As a transition between 5e and the adventure, I want to hit the Magic Item things I touched on in my review of Phandelver. Update: I fucking hate the wands & staves. "Anyone can use them" combined with "it recharges a bunch of charges each day" is fucking bullshit. I'm willing to take the "Get off my lawn" hit here ... that they create a lame ass vibe. You're getting something like 6-10 castings A DAY from the things because of the recharge, with a 5% chance of nuking the device? BS. This waters down the magical feeling that magic items should provide. They should be a thing of wonder, not the BS mechanical wonder that the staves and wands are. It's totally fucking lame. If I had to change one thing about 5e that would be it. I know, it sounds petty, but it's the kind of magical arms race and "taking magic for granted" shit that I LOATHE. I'll forgive the "sip a potion" rules and the" think abut your item to ID it" shit, but not the infinite charge crap. The whole situation smells of the 4e magic item situation. Shit needs to change. Of the two staves (Defense & Spider) the Spider staff is FAR better. They both get a decent description from the Defense staff is purely mechanical: it lets you cast a shit-ton of Mage Armor and Shields. The Spider staff allows you to cast the Spider Climb spell and Web. Spider Climb is an EXCELLENT spell. It opens up all sorts of new opportunities for the characters to get in to the sorts of zany plans and stuff that I love D&D for. It FEELS like magic and opens up new opportunities for play. Web does so also, but to a much lesser degree. Shield & Mage Armor are just boring bullshit. Fuck you and your min/maxing! I love the augury statue as much in AP as I did when I read about it.


[Phandelver]
Almost nothing but good things to say about this adventure after 12 hours of actual play. I've covered the magic item and monster criticisms already. I wish the town was a little more 'alive.' I ended up running it like Deadwood, from the Tv series, with Sildar showing up turning things around, kind of like the Sheriff does when he finally takes up the badge in the series. Lots and lots of stuff to do in town. Two of tables did EVERYTHING in town. The final dungeon doesn't quite communicate the "dividing line" between the undead and the invaders. The barricaded bugbear room does this, but the entire vibe is something that could have been better communicated; that's the kind of thing that a good murderhobo exploits.

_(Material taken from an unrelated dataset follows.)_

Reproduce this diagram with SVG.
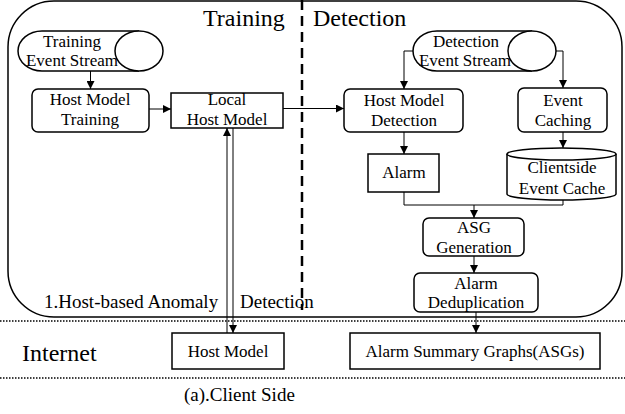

I really like how some of the newer, and better, WOTC stuff is rewarding exploration. If you climb up the rubble pile, or look under it, or go down in to the crevasse then you find an extra bit of loot. Careful play is rewarded. The wandering monsters still seem like an afterthought, both in the wilderness and the dungeon. They don't do anything productive. And no, they do not add realism and depth, at least not in a good way. They need more personality and/or need to be used to stop the wizards from doing a 5-minute day thing (which the two at my table were pushing for a lot after blowing their loads in the first combat of the day.) Anyway, the highest praise I can offer is that on of the players is a DM for a big Call of Cthulhu group that runs games at Origins & GenCon. He gave it high praise for having some depth to it. I agree. It manages to offer story without a railroad. Very nice. Also, as I suspected, NONE of the tables really ended up being heroic. Experienced D&D players, not forced to be heroic, pay lip service to the idea and then do whatever they want. This included one table taking over the red cloaks operation. Oh D&D, how I love thee!

I repeat my statements that the adventure needed a separate tear sheet for monsters. I ended up cutting out the last, monster, section of the adventure and stapling it together so I could refer to it during the game. I also found some .jpg images of all of the adventure maps and printed those out so I could have the appropriate one on my screen to refer to. Both of these help the adventure move a lot faster. The lack of this shows a real gap in how the adventure is published. While they've developed a fine adventure they have not provided the tools the DM needs to run it. And no, jackass, that's not the DM's job. That's why the DM bought the adventure, so it wouldn't be his job. This is almost a Usability type issue. By publishing the monsters, maps, and other important factoids in the back they could at least be cut out and then used as reference during the game. I ended up making my own town reference, with the name of each place, who was there, and the defining vibe of the place & person. I've the read the adventure, I just need cues from my reference sheet in order to run it now. I find it hard to believe that the play testers didn't do the same thing. I suspect no one watched the plaiters to see how they were actually USING the product.

The pregens were excellent. They contain the leveling data right on the sheet, as I predicted they would, and their backgrounds and hooks fit each character quite well. Everyone found it very easy to slip in to their role after a brief read and I don't THINK anyone felt phoned-in. Maybe the cleric seemed to have the weakest? The rogue, however, was clearly the best. His whole 'revenge' thing was a great hook.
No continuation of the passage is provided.